>> START RECORD EXCERPTS

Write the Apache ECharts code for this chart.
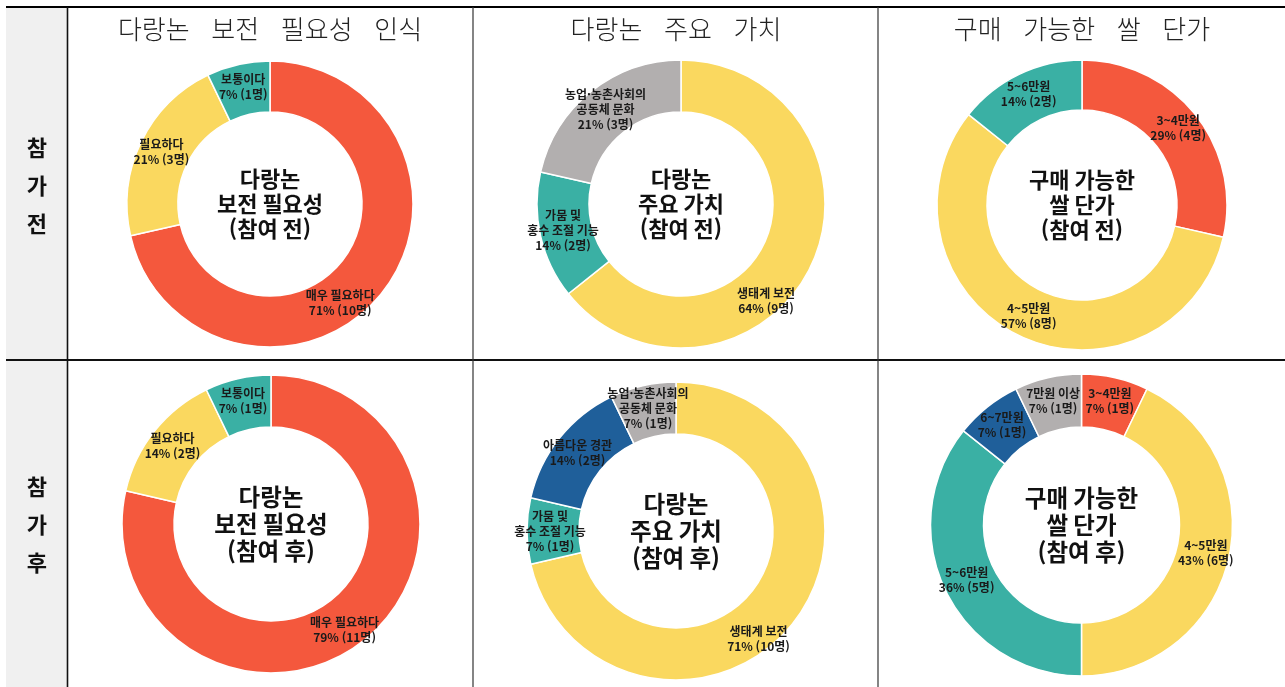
<!DOCTYPE html>
<html lang="ko">
<head>
<meta charset="utf-8">
<title>다랑논 인식 조사</title>
<script src="https://cdn.jsdelivr.net/npm/echarts@6/dist/echarts.min.js"></script>
<style>
  html, body { margin: 0; padding: 0; background: #fff; }
  #chart { width: 1285px; height: 687px; }
</style>
</head>
<body>
<div id="chart"></div>
<script>
// ---- data ----
const columnTitles = ['다랑논 보전 필요성 인식', '다랑논 주요 가치', '구매 가능한 쌀 단가'];
const rowLabels = ['참가전', '참가후'];
const centerTitles = ['다랑논\n보전 필요성', '다랑논\n주요 가치', '구매 가능한\n쌀 단가'];
const stageTags = ['(참여 전)', '(참여 후)'];

const needNames = ['매우 필요하다', '필요하다', '보통이다'];
const needBefore = [10, 3, 1];
const needAfter = [11, 2, 1];

const valueNamesBefore = ['생태계 보전', '가뭄 및\n홍수 조절 기능', '농업·농촌사회의\n공동체 문화'];
const valueBefore = [9, 2, 3];
const valueNamesAfter = ['생태계 보전', '가뭄 및\n홍수 조절 기능', '아름다운 경관', '농업·농촌사회의\n공동체 문화'];
const valueAfter = [10, 1, 2, 1];

const priceNamesBefore = ['3~4만원', '4~5만원', '5~6만원'];
const priceBefore = [4, 8, 2];
const priceNamesAfter = ['3~4만원', '4~5만원', '5~6만원', '6~7만원', '7만원 이상'];
const priceAfter = [1, 6, 5, 1, 1];

// ---- styling ----
const RED = '#F4583D', YELLOW = '#FAD85F', TEAL = '#3AB0A4', GRAY = '#B2AFAF', BLUE = '#1F5F9A';
const sliceColor = {
  '매우 필요하다': RED, '필요하다': YELLOW, '보통이다': TEAL,
  '생태계 보전': YELLOW, '가뭄 및\n홍수 조절 기능': TEAL, '아름다운 경관': BLUE, '농업·농촌사회의\n공동체 문화': GRAY,
  '3~4만원': RED, '4~5만원': YELLOW, '5~6만원': TEAL, '6~7만원': BLUE, '7만원 이상': GRAY
};
const FONT = '"Noto Sans CJK KR", "Noto Sans", sans-serif';
// headings are set with wide gaps between words
const WORD_GAP = '\u2002\u2004';

// table geometry
const W = 1285, H = 687;
const tableLeft = 6, headCol = 67.5, colLines = [473, 878];
const topLine = 7, midLine = 360;
const colCenters = [270, 676, 1082];

// donut cells: row, column, centre, radii, label nudges for the large slices
const cells = [
  { names: needNames,        values: needBefore,  row: 0, col: 0, cx: 270,  cy: 204, r: [92, 143],   nudge: { 0: [-24, 24] } },
  { names: valueNamesBefore, values: valueBefore, row: 0, col: 1, cx: 681,  cy: 204, r: [92, 144],   nudge: { 0: [-24, 44] } },
  { names: priceNamesBefore, values: priceBefore, row: 0, col: 2, cx: 1082, cy: 205, r: [95, 145],   nudge: {} },
  { names: needNames,        values: needAfter,   row: 1, col: 0, cx: 271,  cy: 524, r: [97, 149],   nudge: { 0: [-5, 7] } },
  { names: valueNamesAfter,  values: valueAfter,  row: 1, col: 1, cx: 676,  cy: 531, r: [97, 149],   nudge: { 0: [-16, 29] } },
  { names: priceNamesAfter,  values: priceAfter,  row: 1, col: 2, cx: 1081.5, cy: 525, r: [98, 151], nudge: {} }
];

const series = cells.map(function (c) {
  const total = c.values.reduce(function (a, b) { return a + b; }, 0);
  return {
    type: 'pie',
    center: [c.cx, c.cy],
    radius: c.r,
    startAngle: 90,
    clockwise: true,
    silent: true,
    animation: false,
    avoidLabelOverlap: false,
    itemStyle: { borderColor: '#ffffff', borderWidth: 1.5 },
    label: {
      show: true,
      position: 'inside',
      color: '#1a1a1a',
      fontFamily: FONT,
      fontWeight: 'bold',
      fontSize: 12,
      lineHeight: 15,
      align: 'center',
      formatter: function (p) {
        const pct = Math.round(p.value / total * 100);
        return p.name + '\n' + pct + '% (' + p.value + '명)';
      }
    },
    labelLine: { show: false },
    labelLayout: function (p) {
      const n = c.nudge[p.dataIndex];
      return n ? { dx: n[0], dy: n[1] } : {};
    },
    data: c.names.map(function (name, i) {
      return { name: name, value: c.values[i], itemStyle: { color: sliceColor[name] } };
    })
  };
});

// ---- table frame, headings and centre captions ----
const graphics = [];
graphics.push({ type: 'rect', silent: true, z: -10,
  shape: { x: tableLeft, y: topLine, width: headCol - tableLeft, height: H - topLine },
  style: { fill: '#F0F0F0' } });
graphics.push({ type: 'line', silent: true, shape: { x1: tableLeft, y1: topLine, x2: W, y2: topLine },
  style: { stroke: '#000', lineWidth: 2.2 } });
graphics.push({ type: 'line', silent: true, shape: { x1: tableLeft, y1: midLine, x2: W, y2: midLine },
  style: { stroke: '#111', lineWidth: 2 } });
graphics.push({ type: 'line', silent: true, shape: { x1: headCol, y1: topLine, x2: headCol, y2: H },
  style: { stroke: '#111', lineWidth: 1.6 } });
colLines.forEach(function (x) {
  graphics.push({ type: 'line', silent: true, shape: { x1: x, y1: topLine, x2: x, y2: H },
    style: { stroke: '#333', lineWidth: 1.2 } });
});

columnTitles.forEach(function (t, i) {
  graphics.push({ type: 'text', silent: true,
    style: { text: t.split(' ').join(WORD_GAP), x: colCenters[i], y: 29, align: 'center', verticalAlign: 'middle',
      font: '300 26px ' + FONT, fill: '#222' } });
});

const rowMids = [(topLine + midLine) / 2 + 2, (midLine + H) / 2 + 1];
rowLabels.forEach(function (t, i) {
  graphics.push({ type: 'text', silent: true,
    style: { text: t.split('').join('\n'), x: (tableLeft + headCol) / 2, y: rowMids[i],
      align: 'center', verticalAlign: 'middle', font: 'bold 22px ' + FONT, lineHeight: 38, fill: '#111' } });
});

cells.forEach(function (c) {
  const size = c.row === 0 ? 22 : 23.5;
  graphics.push({ type: 'text', silent: true, z: 10,
    style: { text: centerTitles[c.col] + '\n' + stageTags[c.row], x: c.cx, y: c.cy,
      align: 'center', verticalAlign: 'middle', font: 'bold ' + size + 'px ' + FONT,
      lineHeight: c.row === 0 ? 25 : 27, fill: '#111' } });
});

const chart = echarts.init(document.getElementById('chart'), null, { renderer: 'canvas' });
chart.setOption({
  backgroundColor: '#ffffff',
  animation: false,
  graphic: graphics,
  series: series
});
</script>
</body>
</html>
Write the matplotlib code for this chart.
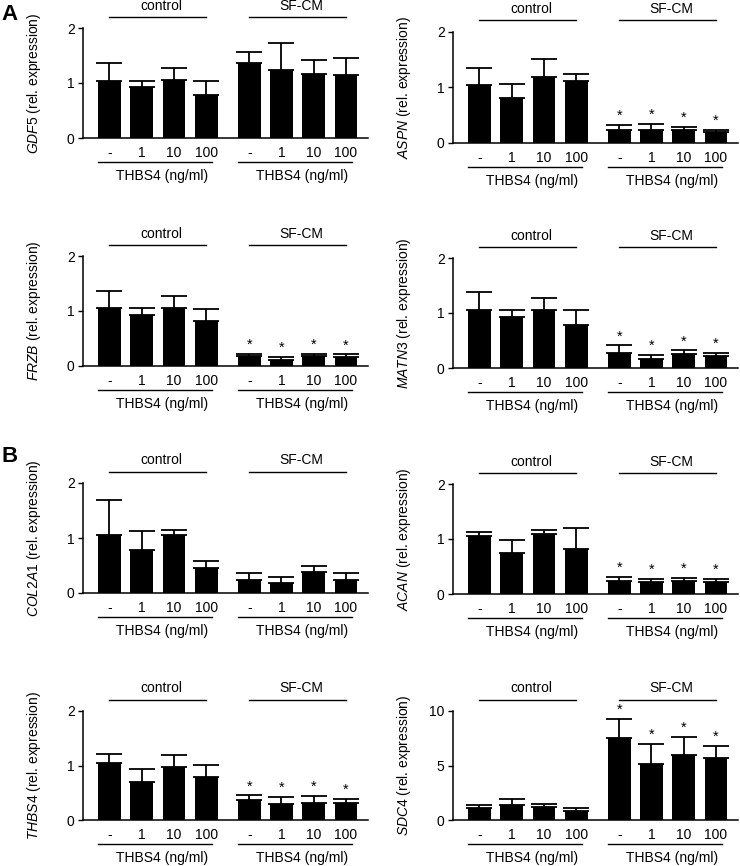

>> END RECORD EXCERPTS

> GIVEN EXERCISE
Using the listing above, return all lines where the word "this" occurs.

> FINISHED ANSWER
Write the Apache ECharts code for this chart.
Write the matplotlib code for this chart.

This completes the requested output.